(Recorded data)
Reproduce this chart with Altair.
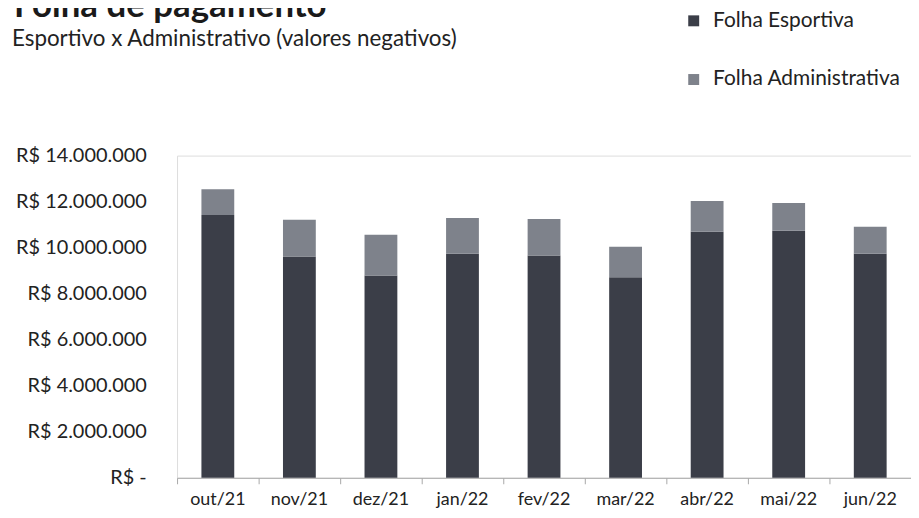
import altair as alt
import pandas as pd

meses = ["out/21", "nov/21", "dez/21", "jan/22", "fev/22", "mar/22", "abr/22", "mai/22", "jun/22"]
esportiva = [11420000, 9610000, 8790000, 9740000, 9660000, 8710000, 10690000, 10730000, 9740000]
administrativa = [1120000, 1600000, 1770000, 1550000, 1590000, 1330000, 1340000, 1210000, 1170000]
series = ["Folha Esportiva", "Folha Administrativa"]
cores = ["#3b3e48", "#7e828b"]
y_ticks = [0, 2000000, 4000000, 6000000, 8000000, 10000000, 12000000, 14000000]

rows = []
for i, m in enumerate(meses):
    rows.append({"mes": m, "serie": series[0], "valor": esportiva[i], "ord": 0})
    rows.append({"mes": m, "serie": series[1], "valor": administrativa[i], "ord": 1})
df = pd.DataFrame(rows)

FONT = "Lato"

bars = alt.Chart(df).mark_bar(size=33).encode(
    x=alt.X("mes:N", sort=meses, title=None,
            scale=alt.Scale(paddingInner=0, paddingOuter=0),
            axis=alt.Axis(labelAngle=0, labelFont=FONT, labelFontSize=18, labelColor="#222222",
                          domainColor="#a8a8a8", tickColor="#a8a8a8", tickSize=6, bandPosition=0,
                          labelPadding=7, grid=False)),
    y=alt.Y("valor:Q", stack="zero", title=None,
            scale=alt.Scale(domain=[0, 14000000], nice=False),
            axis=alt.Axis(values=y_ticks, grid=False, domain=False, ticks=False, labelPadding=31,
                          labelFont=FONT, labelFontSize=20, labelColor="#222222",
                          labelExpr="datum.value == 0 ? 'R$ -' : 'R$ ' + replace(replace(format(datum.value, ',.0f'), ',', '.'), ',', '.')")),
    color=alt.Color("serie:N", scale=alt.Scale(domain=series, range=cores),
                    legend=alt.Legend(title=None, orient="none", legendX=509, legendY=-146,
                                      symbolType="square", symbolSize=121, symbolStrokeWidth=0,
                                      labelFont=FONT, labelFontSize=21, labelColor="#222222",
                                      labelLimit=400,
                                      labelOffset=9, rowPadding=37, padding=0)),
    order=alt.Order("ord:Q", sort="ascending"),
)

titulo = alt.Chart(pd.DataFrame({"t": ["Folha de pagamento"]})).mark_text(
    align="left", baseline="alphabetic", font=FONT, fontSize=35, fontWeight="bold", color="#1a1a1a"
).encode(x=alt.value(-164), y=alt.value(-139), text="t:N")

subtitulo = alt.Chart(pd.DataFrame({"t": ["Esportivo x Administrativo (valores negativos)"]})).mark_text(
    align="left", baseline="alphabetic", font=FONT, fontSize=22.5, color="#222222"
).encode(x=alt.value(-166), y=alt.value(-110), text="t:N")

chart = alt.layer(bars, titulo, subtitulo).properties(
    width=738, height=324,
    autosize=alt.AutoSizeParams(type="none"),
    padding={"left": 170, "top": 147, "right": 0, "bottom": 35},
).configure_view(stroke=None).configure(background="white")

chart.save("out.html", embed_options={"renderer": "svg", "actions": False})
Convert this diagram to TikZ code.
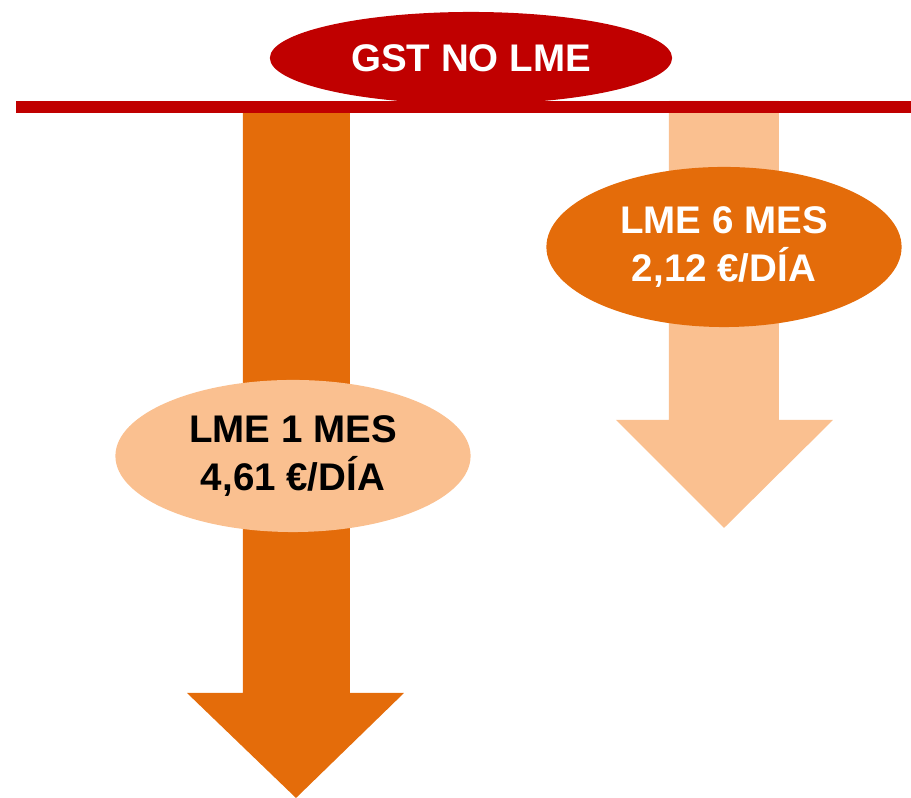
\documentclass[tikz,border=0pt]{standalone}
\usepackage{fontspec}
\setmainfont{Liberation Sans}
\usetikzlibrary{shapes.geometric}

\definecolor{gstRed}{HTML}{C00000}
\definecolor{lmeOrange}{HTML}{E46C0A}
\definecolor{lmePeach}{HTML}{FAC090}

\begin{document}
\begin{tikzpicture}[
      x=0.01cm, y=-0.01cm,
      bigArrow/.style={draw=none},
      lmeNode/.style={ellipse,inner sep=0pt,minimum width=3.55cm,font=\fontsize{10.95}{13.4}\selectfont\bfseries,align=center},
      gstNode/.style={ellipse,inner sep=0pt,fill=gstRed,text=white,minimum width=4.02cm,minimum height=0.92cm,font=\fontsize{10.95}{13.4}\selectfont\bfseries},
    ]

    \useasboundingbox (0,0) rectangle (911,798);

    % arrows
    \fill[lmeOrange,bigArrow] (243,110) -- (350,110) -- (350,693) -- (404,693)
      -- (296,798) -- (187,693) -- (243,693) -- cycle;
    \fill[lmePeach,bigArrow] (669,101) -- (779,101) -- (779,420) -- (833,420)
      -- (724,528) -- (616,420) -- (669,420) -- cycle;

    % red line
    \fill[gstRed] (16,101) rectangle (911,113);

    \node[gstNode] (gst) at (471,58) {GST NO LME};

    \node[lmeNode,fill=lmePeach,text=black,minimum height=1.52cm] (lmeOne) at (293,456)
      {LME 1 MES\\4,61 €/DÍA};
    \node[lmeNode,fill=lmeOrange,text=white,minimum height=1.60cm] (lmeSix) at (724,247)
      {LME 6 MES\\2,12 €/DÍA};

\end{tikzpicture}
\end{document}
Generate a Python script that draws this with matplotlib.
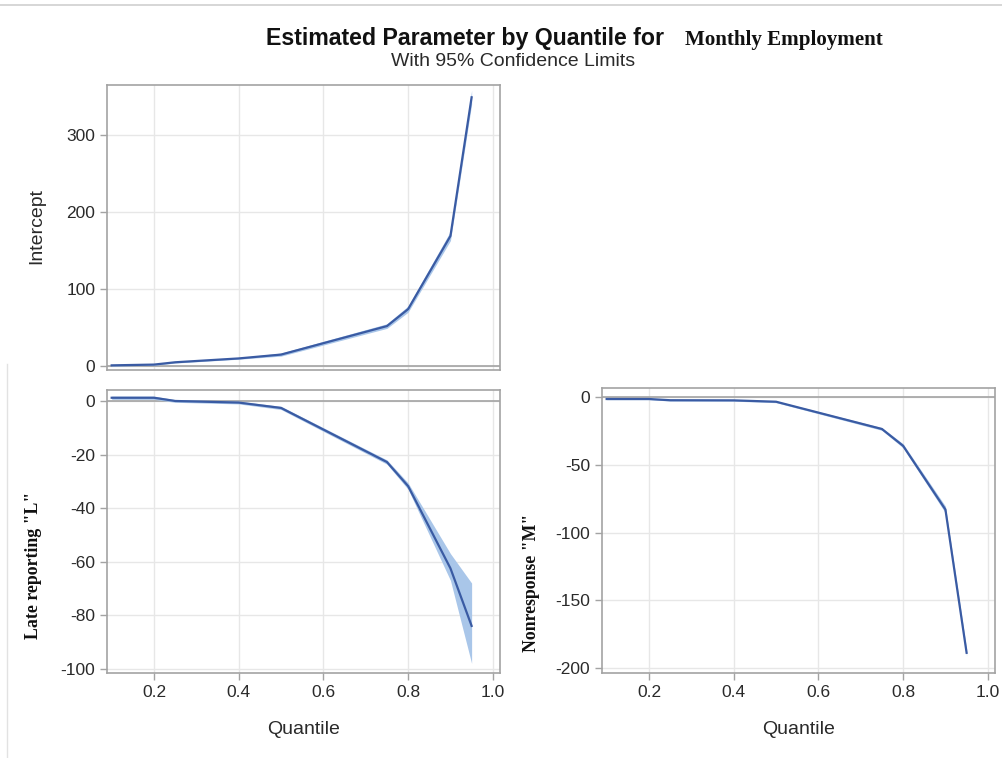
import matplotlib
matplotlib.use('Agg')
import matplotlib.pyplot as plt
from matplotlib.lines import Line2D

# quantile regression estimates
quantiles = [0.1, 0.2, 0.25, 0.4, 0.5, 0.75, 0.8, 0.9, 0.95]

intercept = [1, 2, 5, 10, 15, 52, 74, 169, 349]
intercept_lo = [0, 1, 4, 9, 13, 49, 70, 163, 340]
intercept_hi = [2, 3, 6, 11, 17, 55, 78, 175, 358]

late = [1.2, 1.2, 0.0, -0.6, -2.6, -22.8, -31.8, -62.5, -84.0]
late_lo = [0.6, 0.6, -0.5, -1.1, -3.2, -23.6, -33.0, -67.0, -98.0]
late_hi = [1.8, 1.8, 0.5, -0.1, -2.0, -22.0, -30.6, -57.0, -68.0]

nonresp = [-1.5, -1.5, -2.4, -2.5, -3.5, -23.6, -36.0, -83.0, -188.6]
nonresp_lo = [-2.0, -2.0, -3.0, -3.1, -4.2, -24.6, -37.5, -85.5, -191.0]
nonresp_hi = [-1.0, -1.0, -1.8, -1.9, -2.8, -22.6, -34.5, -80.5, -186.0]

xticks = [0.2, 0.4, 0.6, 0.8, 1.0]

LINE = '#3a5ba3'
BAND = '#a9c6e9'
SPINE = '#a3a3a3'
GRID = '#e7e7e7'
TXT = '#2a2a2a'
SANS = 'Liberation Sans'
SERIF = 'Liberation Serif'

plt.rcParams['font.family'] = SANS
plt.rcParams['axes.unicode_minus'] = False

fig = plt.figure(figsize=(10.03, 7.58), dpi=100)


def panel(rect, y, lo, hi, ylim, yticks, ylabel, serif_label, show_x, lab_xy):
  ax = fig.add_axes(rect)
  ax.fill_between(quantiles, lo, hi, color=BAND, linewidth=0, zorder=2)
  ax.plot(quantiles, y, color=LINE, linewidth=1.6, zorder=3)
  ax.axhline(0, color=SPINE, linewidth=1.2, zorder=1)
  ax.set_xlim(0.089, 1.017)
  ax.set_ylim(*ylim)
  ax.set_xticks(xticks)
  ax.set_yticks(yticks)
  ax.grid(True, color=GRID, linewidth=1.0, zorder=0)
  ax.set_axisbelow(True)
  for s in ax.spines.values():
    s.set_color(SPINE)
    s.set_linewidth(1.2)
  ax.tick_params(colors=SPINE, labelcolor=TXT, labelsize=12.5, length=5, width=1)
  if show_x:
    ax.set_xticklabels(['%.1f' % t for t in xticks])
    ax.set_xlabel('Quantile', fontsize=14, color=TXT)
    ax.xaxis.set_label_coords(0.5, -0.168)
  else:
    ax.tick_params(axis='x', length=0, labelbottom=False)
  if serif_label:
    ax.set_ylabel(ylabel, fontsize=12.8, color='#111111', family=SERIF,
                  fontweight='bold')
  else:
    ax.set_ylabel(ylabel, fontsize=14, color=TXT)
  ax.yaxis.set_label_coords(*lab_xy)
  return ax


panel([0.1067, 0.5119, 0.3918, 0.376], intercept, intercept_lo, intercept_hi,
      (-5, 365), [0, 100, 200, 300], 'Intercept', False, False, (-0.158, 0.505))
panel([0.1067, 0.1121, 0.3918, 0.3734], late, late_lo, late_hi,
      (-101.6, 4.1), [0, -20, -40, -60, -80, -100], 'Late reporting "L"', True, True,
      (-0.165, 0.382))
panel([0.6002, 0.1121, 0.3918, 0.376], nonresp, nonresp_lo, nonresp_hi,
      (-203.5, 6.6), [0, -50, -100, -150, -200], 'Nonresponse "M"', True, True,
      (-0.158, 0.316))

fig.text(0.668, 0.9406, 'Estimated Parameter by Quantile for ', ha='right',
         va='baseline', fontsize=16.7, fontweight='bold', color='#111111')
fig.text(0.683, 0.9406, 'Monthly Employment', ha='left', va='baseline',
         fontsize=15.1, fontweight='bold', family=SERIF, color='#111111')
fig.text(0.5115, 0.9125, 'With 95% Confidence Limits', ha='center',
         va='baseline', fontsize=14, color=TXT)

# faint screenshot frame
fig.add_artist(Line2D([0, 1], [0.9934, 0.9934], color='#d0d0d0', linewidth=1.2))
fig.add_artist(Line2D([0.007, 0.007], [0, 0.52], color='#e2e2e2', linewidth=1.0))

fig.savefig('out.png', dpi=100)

Requirements:
Output the records above as they stand, from the first line to the line with "import pandas as pd", inclusive, and exclude the pictures.

Result of the task:
Reproduce this chart with Altair.
import altair as alt
import pandas as pd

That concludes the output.